Carleton College Voice: How a Carleton statistics project is making a real-world impact in one of Minneapolis’s most diverse neighborhoods.
Emily Seru, Periclean Program Director (Carleton)
Carleton College Program Director Emily Seru was recently quoted in an article about a Carleton statistics and community-engagement project. Students partnered with Minneapolis’s Confluence Studio to map police use-of-force data in Ward 9, helping residents visualize patterns of policing and co-direct research that supports community understanding, organizing, and calls for reform.
Social Policy Report: Informal exclusionary discipline practices in US schools: Recent evidence and policy considerations
Rebecca Gleit, Periclean Faculty Leader (Skidmore)

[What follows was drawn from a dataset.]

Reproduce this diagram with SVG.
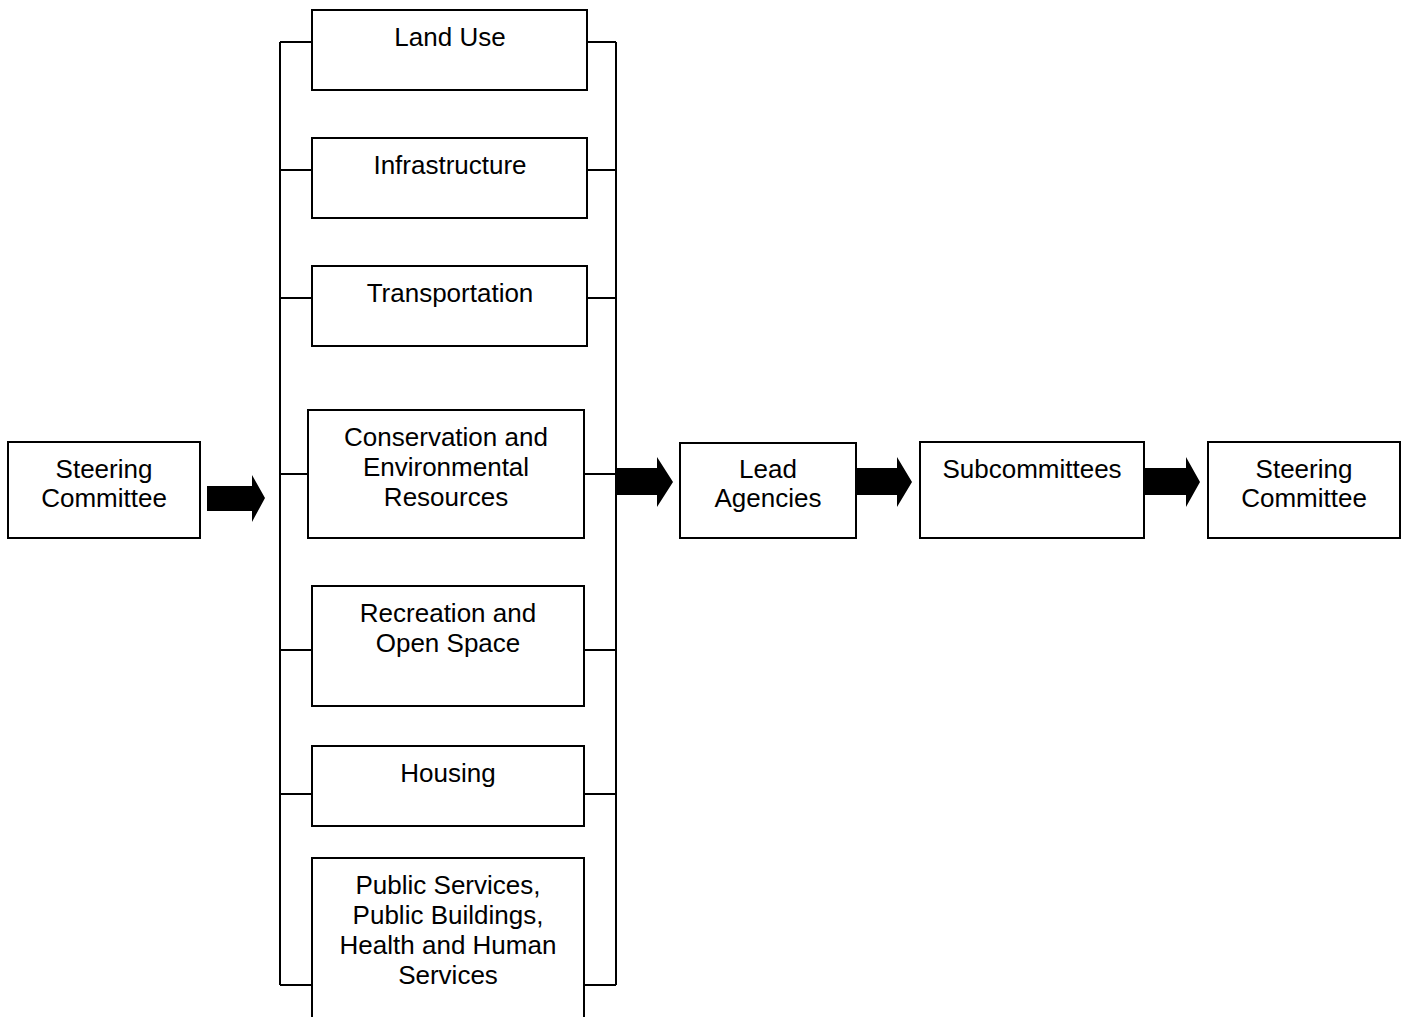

Rebecca Gleit, a Fall 2025 Periclean Faculty Leadership Grantee, recently published an article about K-12 student disciplinary policy. Gleit received a PFL Grant to work with Saratoga Springs City School District as a community partner as she teaches the course “Schools: The Problem or the Solution?”
What Staff are Reading
Sanda (Executive Director) is reading Choose Wisely: Rationality, Ethics, and the Art of Decision-Making by Barry Schwartz and Richard Shuldenfrei. The book examines how people make choices under uncertainty (something increasingly relevant today!), why seemingly “rational” decisions often miss the moral and human dimensions that matter most, and how ethical reflection, context, and human judgment together can shape wiser choices in complex environments.
Arielle (Associate Director) is reading Remarkably Bright Creatures by Shelby Van Pelt which follows an incredible friendship between Tova, a grieving 70 year-old widow who works night shifts at an aquarium and Marcellus, an extremely clever giant Pacific octopus whose keen observations unlock the truth behind her son’s decades-old disappearance.
Jason (Civic Impact Assistant) is reading The Disengaged Teen by Jenny Anderson and Rebecca Winthrop, which leverages investigative journalism and academic research to provide practical strategies for supporting teens’ academic and emotional flourishing.
Harry (Civic Impact and Communications Coordinator) is reading James Clear’s Atomic Habits, which explores effective habit-formation and their applications to daily life.
Maddie (Human-Centered Designer) is reading about the historical development and linguistics of the Hawaiian language through articles such as “The Historical Development Of The Hawaiian Alphabet” by David B. Walch.